The novelist Lloyd Jones, for example, has often quoted Samuel Beckett saying of James Joyce that the latter’s writing ‘is not about something, it is that something itself’. When I asked Jones to elaborate in a Writer’s Room interview, he said:
Yes. He’s not writing about something – ‘about’ suggests an object. In other words, it thrusts you into the task of describ- ing something that’s already there. But the something is emerging from the actual writing. So it’s not starting with any objective in mind, but an objective actually results from the act of writing. It’s a subtle distinction.
Michelle Orange also expresses this distinction in the New Yorker when she says, in relation to Vivian Gornick’s The Odd Woman and the City, ‘Gornick’s voice . . . does not just tell the story, it is the story.’
The paint itself is part of the painting’s meaning; the words do not merely tell, but are the story. I think an acceptance of this might result in what novelist Amanda Lohrey says she demands of any book: the presence of ‘messages from another realm’.

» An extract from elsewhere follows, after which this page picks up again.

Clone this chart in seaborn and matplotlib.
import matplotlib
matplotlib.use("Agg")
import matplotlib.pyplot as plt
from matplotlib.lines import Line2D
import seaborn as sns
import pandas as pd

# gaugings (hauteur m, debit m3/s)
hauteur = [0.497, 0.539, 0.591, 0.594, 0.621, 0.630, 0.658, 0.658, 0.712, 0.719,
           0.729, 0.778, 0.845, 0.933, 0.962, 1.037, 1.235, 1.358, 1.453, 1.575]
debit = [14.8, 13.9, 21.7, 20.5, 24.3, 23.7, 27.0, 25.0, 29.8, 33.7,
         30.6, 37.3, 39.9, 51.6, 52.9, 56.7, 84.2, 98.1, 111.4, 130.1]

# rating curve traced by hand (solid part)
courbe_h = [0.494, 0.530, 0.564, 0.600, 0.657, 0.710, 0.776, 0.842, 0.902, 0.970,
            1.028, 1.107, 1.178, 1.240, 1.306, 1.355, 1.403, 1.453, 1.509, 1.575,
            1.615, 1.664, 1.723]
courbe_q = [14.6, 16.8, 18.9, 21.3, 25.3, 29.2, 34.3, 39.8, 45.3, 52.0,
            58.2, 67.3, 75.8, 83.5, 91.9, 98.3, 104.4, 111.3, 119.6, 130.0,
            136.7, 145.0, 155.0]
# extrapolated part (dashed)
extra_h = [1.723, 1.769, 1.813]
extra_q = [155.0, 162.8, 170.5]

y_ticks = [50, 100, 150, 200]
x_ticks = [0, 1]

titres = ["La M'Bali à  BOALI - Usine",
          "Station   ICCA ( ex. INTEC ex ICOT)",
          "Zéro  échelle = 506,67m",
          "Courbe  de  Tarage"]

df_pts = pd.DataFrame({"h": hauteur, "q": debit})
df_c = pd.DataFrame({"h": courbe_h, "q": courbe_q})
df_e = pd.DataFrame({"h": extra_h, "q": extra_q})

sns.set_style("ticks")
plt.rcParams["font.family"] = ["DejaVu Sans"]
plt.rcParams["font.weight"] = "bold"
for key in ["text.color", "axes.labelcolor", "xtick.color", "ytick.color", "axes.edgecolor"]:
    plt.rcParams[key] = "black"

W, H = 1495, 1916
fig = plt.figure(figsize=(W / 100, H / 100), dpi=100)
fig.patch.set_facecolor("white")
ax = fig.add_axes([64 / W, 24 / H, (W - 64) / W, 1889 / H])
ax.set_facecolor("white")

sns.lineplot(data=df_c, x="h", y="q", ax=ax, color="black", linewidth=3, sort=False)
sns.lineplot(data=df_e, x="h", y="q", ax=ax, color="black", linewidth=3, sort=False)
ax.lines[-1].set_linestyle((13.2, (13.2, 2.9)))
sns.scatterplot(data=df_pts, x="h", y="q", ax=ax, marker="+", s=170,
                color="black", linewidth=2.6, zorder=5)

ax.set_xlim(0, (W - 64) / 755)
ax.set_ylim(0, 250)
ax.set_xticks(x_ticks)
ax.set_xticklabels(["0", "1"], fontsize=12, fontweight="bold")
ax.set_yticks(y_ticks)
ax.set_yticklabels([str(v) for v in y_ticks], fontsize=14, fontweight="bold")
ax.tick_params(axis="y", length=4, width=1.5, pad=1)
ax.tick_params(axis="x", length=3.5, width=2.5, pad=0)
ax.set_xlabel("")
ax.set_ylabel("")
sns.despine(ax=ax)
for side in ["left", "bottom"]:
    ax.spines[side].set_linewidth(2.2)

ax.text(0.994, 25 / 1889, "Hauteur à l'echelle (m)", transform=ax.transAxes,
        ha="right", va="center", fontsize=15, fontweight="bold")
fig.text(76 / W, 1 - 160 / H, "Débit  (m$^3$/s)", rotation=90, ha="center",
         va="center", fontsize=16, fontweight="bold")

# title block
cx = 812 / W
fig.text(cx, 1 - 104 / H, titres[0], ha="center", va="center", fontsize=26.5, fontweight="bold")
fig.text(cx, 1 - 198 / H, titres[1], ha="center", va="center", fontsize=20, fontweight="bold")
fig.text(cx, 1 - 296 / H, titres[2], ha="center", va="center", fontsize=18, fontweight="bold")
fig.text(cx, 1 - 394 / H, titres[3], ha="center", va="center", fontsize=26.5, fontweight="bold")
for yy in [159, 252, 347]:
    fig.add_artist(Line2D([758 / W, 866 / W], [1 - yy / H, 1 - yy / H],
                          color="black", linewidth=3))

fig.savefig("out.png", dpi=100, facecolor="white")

‘There’s the literal surface of life,’ Lohrey told me, ‘and then there’s that oceanic meaning underneath . . . any narrative that doesn’t have a few messages from that realm is, for me, deficient. Too mastered, too known, too literal.’
I’ve slowly come to realise that, for me, this sense of meaning arising from the words as they are placed, this ‘message from another realm’ that arrives in the act of writing, is what distin- guishes art from mere storytelling. And at the end of the selection process for this anthology, I can see that it’s this sense more than anything else that has guided my choice of stories. (The title of this collection, by the way, must surely be a headache for every editor. The idea that one could choose the ‘best’ twenty from the hundreds of submitted stories – or even that there’s such a thing as ‘best’ in the first place – feels nonsensical to me.)
If anything unifies the stories in this collection, it might be my own preoccupation, which emerged as I read, with what I came to think of as the trio of ghosts, monsters and visitations.
The presence of these in some stories will be clear from the outset, as in Paddy O’Reilly’s magnificent ‘Monster Diary’. Or they might be buried a little deeper, rising up, say, from the ominous line of graffiti in Kate Ryan’s ‘Where Her Sisters Live’, or from the sudden clarifying mirror-glimpse of the narrator and her friends offered in Tegan Bennett Daylight’s ‘Animals of the Savannah’. Other visitations – perhaps benign, perhaps monstrous – come from the natural world, in stories by Gregory Day, Ellen van Neerven, Michelle Wright and Fiona McFarlane.
Sometimes they come from the inner self, such as the hovering spectre of suicide for Elizabeth Harrower’s protagonist, or death’s aftermath in the stories by Trevor Shearston, Georgia Blain and David Brooks. In these – and Nasrin Mahoutchi’s ‘Standing in the Cold’ – the space between the living and the dead is never straightforward, and never quite breached.
Some threats are delivered from the realist realm of looming economic and class despair, as in the stories of Jack Latimore and Jennifer Down, or they might come from the future, as they do in the ‘glimpse [of] the possibility of other lives, as yet unknown’ in James Bradley’s and Elizabeth Tan’s poetic speculative visions.
Another aura, or sense of mystery, is created by formal experimentation and semantic playfulness – the paint itself being part of the meaning – in the pieces from Brian Castro, Julie Koh and Michael McGirr. Finally, there is the simple, yet hard-won, joy of acceptance in Abigail Ulman’s story, when a mother learns that attachment to one child can only come from allowing another to become a ghost.
Every editor of this collection has faced the inevitable agony of choice and omission, and I was sorry not to be able to include at least another five, if not ten, stories I very much admired. I hope you enjoy the pieces I have chosen, and the ways they continue to echo within and speak to one another.